■ **Your instructions**:
Gather each line in the entries that includes the string "this".
• • • • • • •
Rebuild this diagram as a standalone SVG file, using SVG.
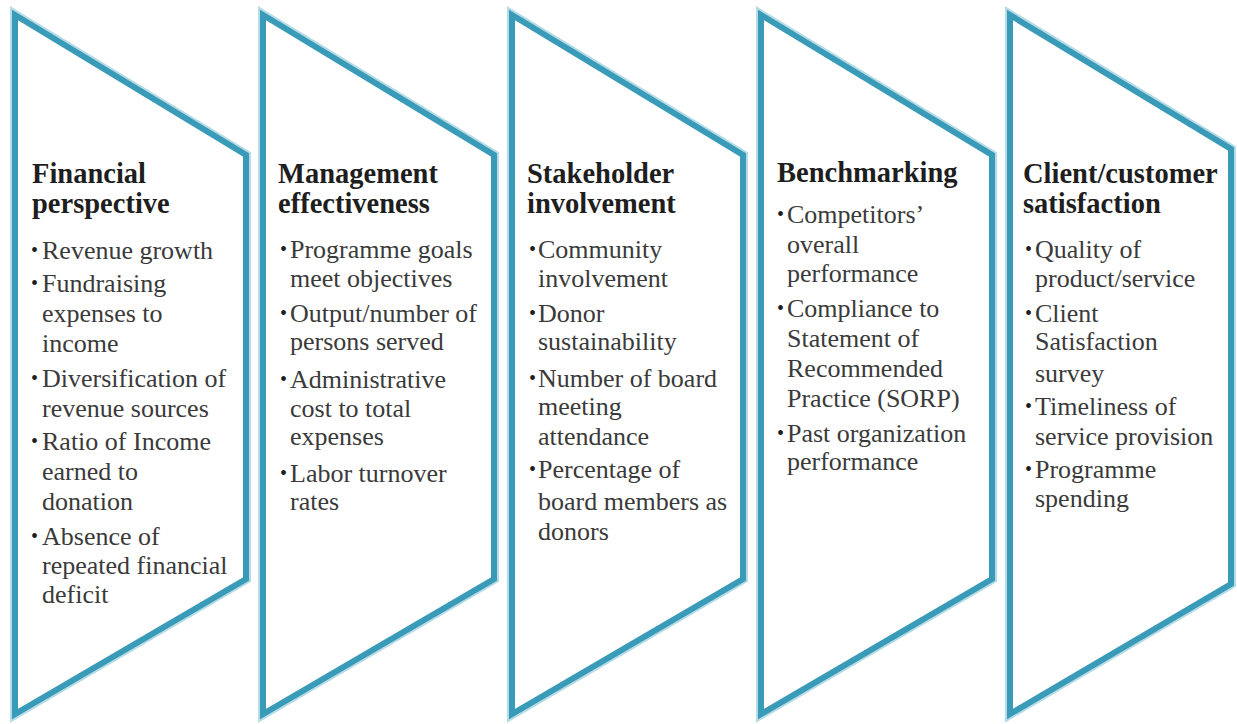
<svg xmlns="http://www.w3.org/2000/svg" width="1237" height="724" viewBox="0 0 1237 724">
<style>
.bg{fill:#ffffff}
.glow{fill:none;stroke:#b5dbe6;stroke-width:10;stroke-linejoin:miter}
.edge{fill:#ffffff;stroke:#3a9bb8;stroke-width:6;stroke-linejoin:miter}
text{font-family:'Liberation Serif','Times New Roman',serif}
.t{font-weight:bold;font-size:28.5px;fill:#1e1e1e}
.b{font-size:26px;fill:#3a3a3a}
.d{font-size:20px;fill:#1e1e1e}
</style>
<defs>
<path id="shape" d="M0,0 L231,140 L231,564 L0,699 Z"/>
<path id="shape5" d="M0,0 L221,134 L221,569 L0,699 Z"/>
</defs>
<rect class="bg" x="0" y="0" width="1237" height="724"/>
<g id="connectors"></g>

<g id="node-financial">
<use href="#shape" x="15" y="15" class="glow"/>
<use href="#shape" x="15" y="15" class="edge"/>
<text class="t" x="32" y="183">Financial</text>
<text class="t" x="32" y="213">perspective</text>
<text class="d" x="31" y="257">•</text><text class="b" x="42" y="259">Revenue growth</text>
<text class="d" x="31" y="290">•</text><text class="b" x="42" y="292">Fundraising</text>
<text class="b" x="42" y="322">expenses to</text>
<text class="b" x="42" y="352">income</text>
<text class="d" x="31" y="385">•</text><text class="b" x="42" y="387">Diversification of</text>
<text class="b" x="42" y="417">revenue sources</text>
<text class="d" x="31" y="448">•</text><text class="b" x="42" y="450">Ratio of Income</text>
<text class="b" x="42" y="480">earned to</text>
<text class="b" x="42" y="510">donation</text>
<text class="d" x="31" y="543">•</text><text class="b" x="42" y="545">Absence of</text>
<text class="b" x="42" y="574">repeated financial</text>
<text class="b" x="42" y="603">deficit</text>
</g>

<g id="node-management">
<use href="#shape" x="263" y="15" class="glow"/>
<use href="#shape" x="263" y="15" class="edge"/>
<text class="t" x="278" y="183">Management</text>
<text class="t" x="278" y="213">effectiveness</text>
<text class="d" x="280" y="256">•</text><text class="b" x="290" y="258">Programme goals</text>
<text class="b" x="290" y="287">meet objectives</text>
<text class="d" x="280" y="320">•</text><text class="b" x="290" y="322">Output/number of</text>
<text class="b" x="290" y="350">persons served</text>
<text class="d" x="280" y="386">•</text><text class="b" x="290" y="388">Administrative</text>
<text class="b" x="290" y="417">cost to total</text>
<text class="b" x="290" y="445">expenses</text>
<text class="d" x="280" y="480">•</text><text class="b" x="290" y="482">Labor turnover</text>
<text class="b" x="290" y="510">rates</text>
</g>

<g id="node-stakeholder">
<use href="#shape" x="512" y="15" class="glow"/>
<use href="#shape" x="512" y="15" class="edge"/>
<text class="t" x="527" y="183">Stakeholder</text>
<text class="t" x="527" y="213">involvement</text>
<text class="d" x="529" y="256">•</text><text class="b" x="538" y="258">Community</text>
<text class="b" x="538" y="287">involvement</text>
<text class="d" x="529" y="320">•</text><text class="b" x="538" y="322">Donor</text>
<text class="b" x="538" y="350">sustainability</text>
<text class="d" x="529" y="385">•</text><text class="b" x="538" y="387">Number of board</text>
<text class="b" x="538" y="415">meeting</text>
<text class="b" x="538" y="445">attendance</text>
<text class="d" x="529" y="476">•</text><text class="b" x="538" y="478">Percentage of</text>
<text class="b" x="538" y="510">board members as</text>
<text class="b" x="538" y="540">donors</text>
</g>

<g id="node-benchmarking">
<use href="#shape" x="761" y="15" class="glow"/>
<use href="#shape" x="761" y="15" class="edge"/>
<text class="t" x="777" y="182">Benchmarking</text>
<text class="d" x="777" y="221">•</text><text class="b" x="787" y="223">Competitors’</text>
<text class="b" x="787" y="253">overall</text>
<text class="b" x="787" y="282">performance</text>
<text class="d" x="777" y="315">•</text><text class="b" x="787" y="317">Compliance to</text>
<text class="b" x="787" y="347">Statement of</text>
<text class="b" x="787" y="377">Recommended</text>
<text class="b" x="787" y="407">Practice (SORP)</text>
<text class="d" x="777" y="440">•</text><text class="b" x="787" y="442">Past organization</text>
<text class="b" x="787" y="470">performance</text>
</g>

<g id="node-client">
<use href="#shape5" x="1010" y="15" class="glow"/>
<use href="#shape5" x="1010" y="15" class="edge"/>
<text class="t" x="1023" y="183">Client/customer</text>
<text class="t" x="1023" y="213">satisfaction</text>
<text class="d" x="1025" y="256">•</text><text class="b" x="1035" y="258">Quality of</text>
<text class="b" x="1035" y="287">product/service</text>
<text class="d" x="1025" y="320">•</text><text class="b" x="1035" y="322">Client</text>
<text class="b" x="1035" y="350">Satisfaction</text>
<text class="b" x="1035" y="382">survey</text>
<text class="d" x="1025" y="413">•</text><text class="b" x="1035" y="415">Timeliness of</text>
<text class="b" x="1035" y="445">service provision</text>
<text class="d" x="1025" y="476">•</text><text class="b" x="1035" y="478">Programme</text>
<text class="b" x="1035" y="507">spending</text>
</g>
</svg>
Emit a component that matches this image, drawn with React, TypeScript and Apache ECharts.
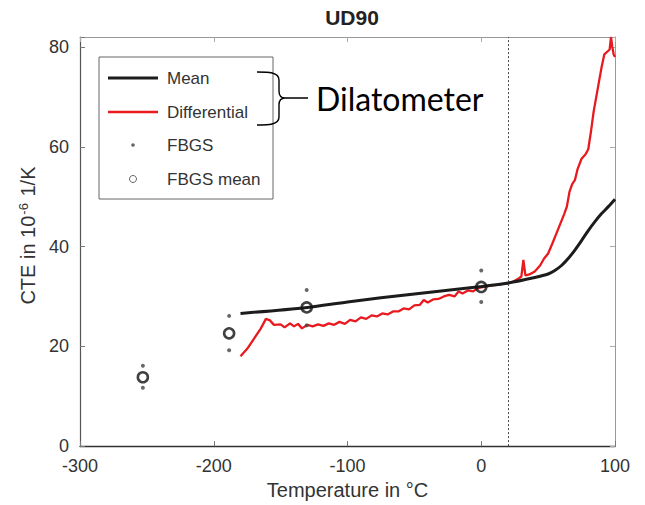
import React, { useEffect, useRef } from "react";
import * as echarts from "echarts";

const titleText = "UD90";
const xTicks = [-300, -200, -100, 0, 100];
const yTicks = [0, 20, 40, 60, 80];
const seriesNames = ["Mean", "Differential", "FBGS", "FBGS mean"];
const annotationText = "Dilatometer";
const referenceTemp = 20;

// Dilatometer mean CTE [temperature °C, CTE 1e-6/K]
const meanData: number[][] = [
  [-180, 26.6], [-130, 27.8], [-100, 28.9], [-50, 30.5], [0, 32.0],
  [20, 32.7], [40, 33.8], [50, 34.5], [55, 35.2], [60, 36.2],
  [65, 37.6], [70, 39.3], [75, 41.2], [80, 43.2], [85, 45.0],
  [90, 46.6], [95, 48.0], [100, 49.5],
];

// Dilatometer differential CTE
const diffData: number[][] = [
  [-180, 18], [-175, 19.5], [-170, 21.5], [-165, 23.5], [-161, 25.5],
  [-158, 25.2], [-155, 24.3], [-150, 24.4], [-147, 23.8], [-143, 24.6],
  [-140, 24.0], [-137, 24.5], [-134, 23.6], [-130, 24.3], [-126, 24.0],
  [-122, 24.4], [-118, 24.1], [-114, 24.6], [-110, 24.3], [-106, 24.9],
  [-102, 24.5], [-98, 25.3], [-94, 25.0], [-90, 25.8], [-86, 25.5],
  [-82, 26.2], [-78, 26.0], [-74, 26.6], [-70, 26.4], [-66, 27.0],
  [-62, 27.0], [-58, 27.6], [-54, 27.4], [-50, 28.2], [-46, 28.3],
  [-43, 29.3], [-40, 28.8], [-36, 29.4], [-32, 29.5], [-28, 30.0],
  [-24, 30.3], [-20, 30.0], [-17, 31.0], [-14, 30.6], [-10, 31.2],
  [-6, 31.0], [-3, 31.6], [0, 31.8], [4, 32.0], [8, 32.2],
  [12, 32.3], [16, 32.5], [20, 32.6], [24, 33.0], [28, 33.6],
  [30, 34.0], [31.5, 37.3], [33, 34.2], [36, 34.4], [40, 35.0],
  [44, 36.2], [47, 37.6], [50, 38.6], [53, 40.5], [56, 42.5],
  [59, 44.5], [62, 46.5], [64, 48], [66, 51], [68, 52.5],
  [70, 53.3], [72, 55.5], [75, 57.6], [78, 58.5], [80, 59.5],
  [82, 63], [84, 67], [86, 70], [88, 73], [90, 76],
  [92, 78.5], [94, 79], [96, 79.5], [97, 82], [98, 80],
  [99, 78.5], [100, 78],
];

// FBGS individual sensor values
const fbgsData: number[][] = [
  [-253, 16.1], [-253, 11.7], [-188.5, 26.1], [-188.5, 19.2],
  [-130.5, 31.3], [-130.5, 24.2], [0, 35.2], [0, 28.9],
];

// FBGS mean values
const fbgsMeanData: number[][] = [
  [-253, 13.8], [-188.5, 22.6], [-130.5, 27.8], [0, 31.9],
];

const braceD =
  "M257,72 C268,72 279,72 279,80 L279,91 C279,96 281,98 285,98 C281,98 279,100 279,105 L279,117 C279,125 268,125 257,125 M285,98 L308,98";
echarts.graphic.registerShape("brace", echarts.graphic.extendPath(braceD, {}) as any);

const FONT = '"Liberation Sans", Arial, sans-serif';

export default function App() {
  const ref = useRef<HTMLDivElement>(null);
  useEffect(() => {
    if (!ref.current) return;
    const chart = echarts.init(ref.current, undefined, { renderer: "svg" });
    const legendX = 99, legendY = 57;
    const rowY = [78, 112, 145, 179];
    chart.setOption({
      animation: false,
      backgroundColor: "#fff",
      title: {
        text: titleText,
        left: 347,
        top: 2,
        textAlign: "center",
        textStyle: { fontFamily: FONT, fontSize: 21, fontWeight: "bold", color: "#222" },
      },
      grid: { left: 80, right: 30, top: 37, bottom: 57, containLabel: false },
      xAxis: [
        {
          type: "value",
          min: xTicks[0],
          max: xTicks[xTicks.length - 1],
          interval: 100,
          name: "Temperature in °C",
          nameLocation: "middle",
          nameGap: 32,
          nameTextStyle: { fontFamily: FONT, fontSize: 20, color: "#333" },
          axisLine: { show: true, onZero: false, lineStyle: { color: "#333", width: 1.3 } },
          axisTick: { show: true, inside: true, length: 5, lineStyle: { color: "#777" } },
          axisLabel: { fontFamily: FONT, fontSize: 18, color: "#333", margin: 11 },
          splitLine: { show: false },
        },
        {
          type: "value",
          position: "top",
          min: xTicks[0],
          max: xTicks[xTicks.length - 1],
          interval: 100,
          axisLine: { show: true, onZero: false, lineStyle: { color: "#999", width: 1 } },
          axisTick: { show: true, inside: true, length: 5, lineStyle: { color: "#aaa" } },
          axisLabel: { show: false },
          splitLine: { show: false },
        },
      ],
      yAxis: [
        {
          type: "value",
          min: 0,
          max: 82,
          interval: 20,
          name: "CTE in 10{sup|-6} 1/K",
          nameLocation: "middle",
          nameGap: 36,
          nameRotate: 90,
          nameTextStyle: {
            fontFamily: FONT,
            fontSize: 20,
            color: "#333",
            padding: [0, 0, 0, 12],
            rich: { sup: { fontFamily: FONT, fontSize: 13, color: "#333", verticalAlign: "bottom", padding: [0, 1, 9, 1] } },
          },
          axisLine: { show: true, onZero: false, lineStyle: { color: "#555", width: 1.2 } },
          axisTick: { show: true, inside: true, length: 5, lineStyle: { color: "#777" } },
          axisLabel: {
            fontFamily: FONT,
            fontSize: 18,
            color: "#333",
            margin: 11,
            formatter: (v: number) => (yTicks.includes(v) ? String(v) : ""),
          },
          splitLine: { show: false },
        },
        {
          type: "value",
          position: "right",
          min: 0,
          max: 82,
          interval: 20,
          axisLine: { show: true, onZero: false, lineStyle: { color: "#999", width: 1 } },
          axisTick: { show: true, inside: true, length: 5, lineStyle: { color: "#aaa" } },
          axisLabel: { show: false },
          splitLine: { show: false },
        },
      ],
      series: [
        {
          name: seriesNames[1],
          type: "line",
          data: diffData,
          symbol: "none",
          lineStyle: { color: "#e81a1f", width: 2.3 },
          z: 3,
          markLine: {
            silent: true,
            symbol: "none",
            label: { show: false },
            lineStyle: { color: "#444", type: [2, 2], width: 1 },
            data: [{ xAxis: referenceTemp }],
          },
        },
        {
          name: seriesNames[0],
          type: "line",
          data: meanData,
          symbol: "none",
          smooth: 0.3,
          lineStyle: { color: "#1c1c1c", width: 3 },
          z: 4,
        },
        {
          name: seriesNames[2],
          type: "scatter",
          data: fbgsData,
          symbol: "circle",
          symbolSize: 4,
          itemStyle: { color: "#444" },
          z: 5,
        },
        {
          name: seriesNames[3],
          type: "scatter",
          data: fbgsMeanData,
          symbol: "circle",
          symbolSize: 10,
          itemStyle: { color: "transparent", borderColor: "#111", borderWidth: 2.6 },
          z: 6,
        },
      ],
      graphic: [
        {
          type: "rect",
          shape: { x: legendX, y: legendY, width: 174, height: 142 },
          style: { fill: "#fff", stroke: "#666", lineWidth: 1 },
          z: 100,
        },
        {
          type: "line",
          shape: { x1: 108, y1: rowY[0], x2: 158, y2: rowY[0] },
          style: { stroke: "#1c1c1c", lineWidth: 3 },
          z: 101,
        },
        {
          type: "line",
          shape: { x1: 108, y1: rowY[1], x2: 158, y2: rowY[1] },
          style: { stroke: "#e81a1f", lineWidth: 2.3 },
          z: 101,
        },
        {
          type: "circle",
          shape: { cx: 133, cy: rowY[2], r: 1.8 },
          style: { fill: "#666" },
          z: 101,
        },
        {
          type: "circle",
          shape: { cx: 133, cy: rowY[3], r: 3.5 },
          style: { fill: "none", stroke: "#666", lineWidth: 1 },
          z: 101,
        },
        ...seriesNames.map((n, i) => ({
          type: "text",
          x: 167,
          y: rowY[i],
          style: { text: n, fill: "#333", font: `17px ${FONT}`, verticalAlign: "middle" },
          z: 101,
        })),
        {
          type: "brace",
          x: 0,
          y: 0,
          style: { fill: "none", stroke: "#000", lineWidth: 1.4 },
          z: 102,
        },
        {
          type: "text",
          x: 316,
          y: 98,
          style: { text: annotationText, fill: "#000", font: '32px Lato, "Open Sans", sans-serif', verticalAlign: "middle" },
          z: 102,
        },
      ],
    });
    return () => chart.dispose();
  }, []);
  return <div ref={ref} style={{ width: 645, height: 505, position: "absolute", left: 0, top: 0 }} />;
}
• • • • • • •
■ **Worked solution**:
Rebuild this diagram as a standalone SVG file, using SVG.
Emit a component that matches this image, drawn with React, TypeScript and Apache ECharts.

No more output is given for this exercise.